El entretenimiento comenzó a ocupar la parte principal del tiempo que no se usaba trabajando. A la vez el espectáculo se fue generalizando volviéndose cada vez más participativo, dando lugar a que cualquiera puede aspirar a sus cinco minutos de fama. Ser ad-mirado, se ha vuelto el modo de satisfacción contemporánea.
Las actuales maneras de sentir, de pensar y de vincularse, alejan cada vez más de la marca de la vergüenza. Eso parece constituir una particularidad de esta época. La sociedad del espectáculo convoca al voyeurismo-exhibicionismo y el sujeto despojado, se muestra ante la mirada de los otros.
El pudor y la vergüenza ya no tienen mucho lugar entre los hábitos sociales.

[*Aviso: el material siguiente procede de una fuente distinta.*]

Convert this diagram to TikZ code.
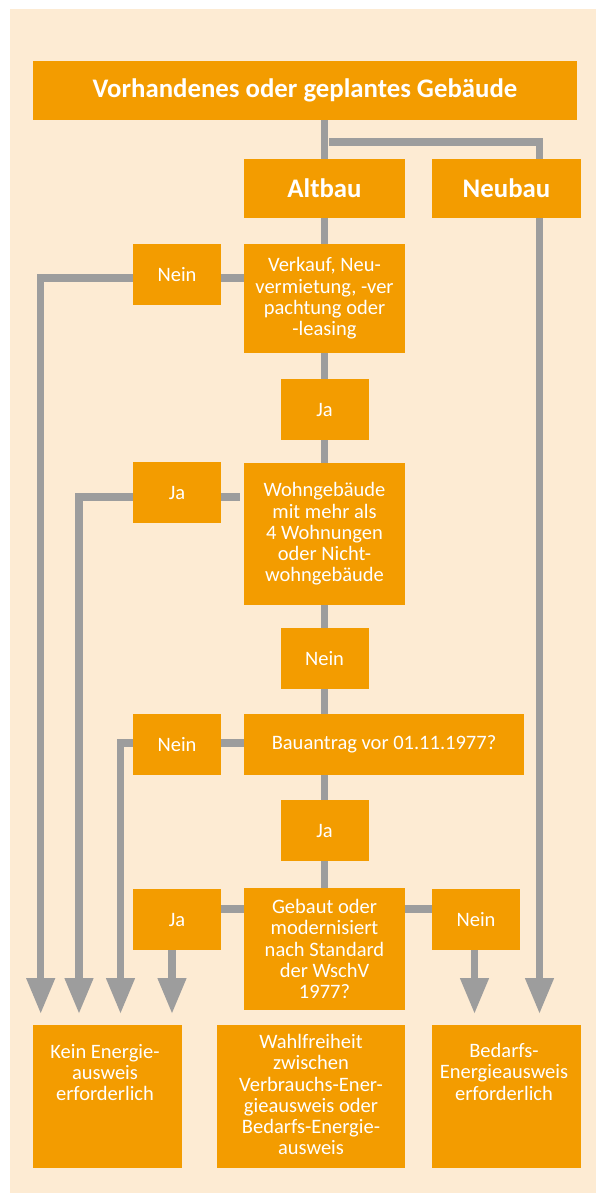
\documentclass[tikz,border=0pt]{standalone}
\usepackage{fontspec}
\setmainfont{Carlito}
\usetikzlibrary{arrows.meta}
\definecolor{bg}{RGB}{253,235,211}
\definecolor{org}{RGB}{243,156,0}
\definecolor{gr}{RGB}{157,157,157}
\begin{document}
\begin{tikzpicture}[x=1pt,y=-1pt,
  box/.style={fill=org,text=white,inner sep=0pt,align=center,font=\fontsize{20.5}{21.3}\selectfont},
  big/.style={box,font=\bfseries\fontsize{26.8}{30}\selectfont},
  txt/.style={text=white,inner sep=0pt,align=center,anchor=north,font=\fontsize{20.5}{21.3}\selectfont},
  conn/.style={draw=gr,line width=7.5pt,line join=miter},
  arr/.style={conn,-{Triangle[width=27pt,length=36pt]}}]
\useasboundingbox (0,0) rectangle (596,1193);
\fill[bg] (10,9) rectangle (596,1193);

% nodes
\node[big,minimum width=544pt,minimum height=59pt] (top) at (305,90.5) {Vorhandenes oder geplantes Gebäude};
\node[big,minimum width=161pt,minimum height=59pt] (altbau) at (324.5,188.5) {Altbau};
\node[big,minimum width=149pt,minimum height=59pt] (neubau) at (506.5,188.5) {Neubau};
\node[box,minimum width=161pt,minimum height=109pt] (verkauf) at (324.5,298.5) {Verkauf, Neu-\\vermietung, -ver\\pachtung oder\\-leasing};
\node[box,minimum width=88pt,minimum height=61pt] (nein1) at (177,274.5) {Nein};
\node[box,minimum width=88pt,minimum height=61pt] (ja1) at (324.5,409.5) {Ja};
\node[box,minimum width=161pt,minimum height=142pt] (wohn) at (324.5,534) {Wohngebäude\\mit mehr als\\4 Wohnungen\\oder Nicht-\\wohngebäude};
\node[box,minimum width=88pt,minimum height=61pt] (ja2) at (177,492.5) {Ja};
\node[box,minimum width=88pt,minimum height=61pt] (nein2) at (324.5,658.5) {Nein};
\node[box,minimum width=280pt,minimum height=61pt] (bau) at (384,744.5) {Bauantrag vor 01.11.1977?};
\node[box,minimum width=88pt,minimum height=61pt] (nein3) at (177,744.5) {Nein};
\node[box,minimum width=88pt,minimum height=61pt] (ja3) at (324.5,830.5) {Ja};
\node[box,minimum width=161pt,minimum height=122pt] (geb) at (324.5,949) {Gebaut oder\\modernisiert\\nach Standard\\der WschV\\1977?};
\node[box,minimum width=88pt,minimum height=61pt] (ja4) at (177,919.5) {Ja};
\node[box,minimum width=88pt,minimum height=61pt] (nein4) at (476,919.5) {Nein};
\node[box,minimum width=149pt,minimum height=143pt] (kein) at (107.5,1096.5) {};
\node[box,minimum width=188pt,minimum height=143pt] (wahl) at (311,1096.5) {};
\node[box,minimum width=149pt,minimum height=143pt] (bedarf) at (506.5,1096.5) {};
\node[txt] (keint) at (105,1044) {Kein Energie-\\ausweis\\erforderlich};
\node[txt] (wahlt) at (311,1034) {Wahlfreiheit\\zwischen\\Verbrauchs-Ener-\\gieausweis oder\\Bedarfs-Energie-\\ausweis};
\node[txt] (bedarft) at (504,1043) {Bedarfs-\\Energieausweis\\erforderlich};

% coordinates
\coordinate (b0) at (329,142);
\coordinate (b1) at (539.5,142);
\coordinate (n1a) at (40.7,278);
\coordinate (n1b) at (40.7,1014);
\coordinate (j2s) at (239.5,497);
\coordinate (j2a) at (79,497);
\coordinate (j2b) at (79,1014);
\coordinate (n3a) at (120.5,743);
\coordinate (n3b) at (120.5,1014);
\coordinate (j4a) at (172,950);
\coordinate (j4b) at (172,1014);
\coordinate (n4a) at (474.5,950);
\coordinate (n4b) at (474.5,1014);
\coordinate (nbb) at (539.5,1014);

% connectors
\draw[conn] (top.south -| altbau) -- (altbau.north);
\draw[conn] (b0) -- (b1) -- (b1 |- neubau.north);
\draw[conn] (altbau) -- (verkauf);
\draw[conn] (verkauf) -- (ja1);
\draw[conn] (ja1) -- (wohn);
\draw[conn] (wohn) -- (nein2);
\draw[conn] (nein2.south) -- (nein2.south |- bau.north);
\draw[conn] (ja3.north |- bau.south) -- (ja3.north);
\draw[conn] (ja3) -- (geb);
\draw[conn] (verkauf.west |- n1a) -- (nein1.east |- n1a);
\draw[arr] (nein1.west |- n1a) -- (n1a) -- (n1b);
\draw[conn] (j2s) -- (ja2.east |- j2s);
\draw[arr] (ja2.west |- j2a) -- (j2a) -- (j2b);
\draw[conn] (bau.west |- n3a) -- (nein3.east |- n3a);
\draw[arr] (nein3.west |- n3a) -- (n3a) -- (n3b);
\draw[conn] (geb.west |- ja4.east) ++(0,-10.5) coordinate (g1) -- (ja4.east |- g1);
\draw[conn] (geb.east |- g1) -- (nein4.west |- g1);
\draw[arr] (j4a) -- (j4b);
\draw[arr] (n4a) -- (n4b);
\draw[arr] (b1 |- neubau.south) -- (nbb);
\end{tikzpicture}
\end{document}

En la cultura adolescente, que insisto, quizás no se restringe sólo a los teenagers, los sujetos pueden exponer la desnudez de su goce sin que los invada ese afecto primario que en algún momento tanto incomodaba. Los modos y costumbres de nuestro tiempo se sostienen de un estilo mediático y espectacular que exige que la vergüenza se esfume. Se promueve mostrarlo y decirlo todo y a la vez, tal como Nietsche supo observarlo, se «explotan las vivencias» [1]. Todo ello contribuye a crear una transparencia, a dar la falsa apariencia de que todo está disponible, ostensible allí en la superficie. No hay ningún mas allá sobre el que sea necesario poner un velo.
Si la vergüenza era una señal de que se sobrepasó el límite de lo más íntimo, también indicaba la vigencia de ciertas creencias e ideales que eran susceptibles de provocar ese afecto. En ese caso, la mirada del Otro social portaba la eficacia de destituir al sujeto, de provocar el malestar que hacía experimentar la más humana vulnerabilidad, de hacerlo sentir en falta.
En la cultura juvenil de nuestro tiempo, los sujetos aparentan una desinhibición que los deja exhibirse porque los hábitos y las acciones han sido despojados de la carga de sentido. Muchas de las conductas y costumbres de hoy tienen como condición no significar demasiado para el sujeto, no conmoverlo. Esta subjetividad hace pareja con Otro social investido de una autoridad que le permite decidir casi nada.
Los sujetos hoy ya casi no se cohíben y el Otro social mira cómo gozan. ¿Cómo es que se nos ha vuelto soportable no apartar la vista? También ello requiere de una condición para ser posible: la mirada misma se ha vaciado de su función. Hoy se «explotan las vivencias» y el espectáculo del mundo puede ser visto con una mirada ciega, apartada de su potencia, desconectada de la vitalidad que conseguiría afectarnos.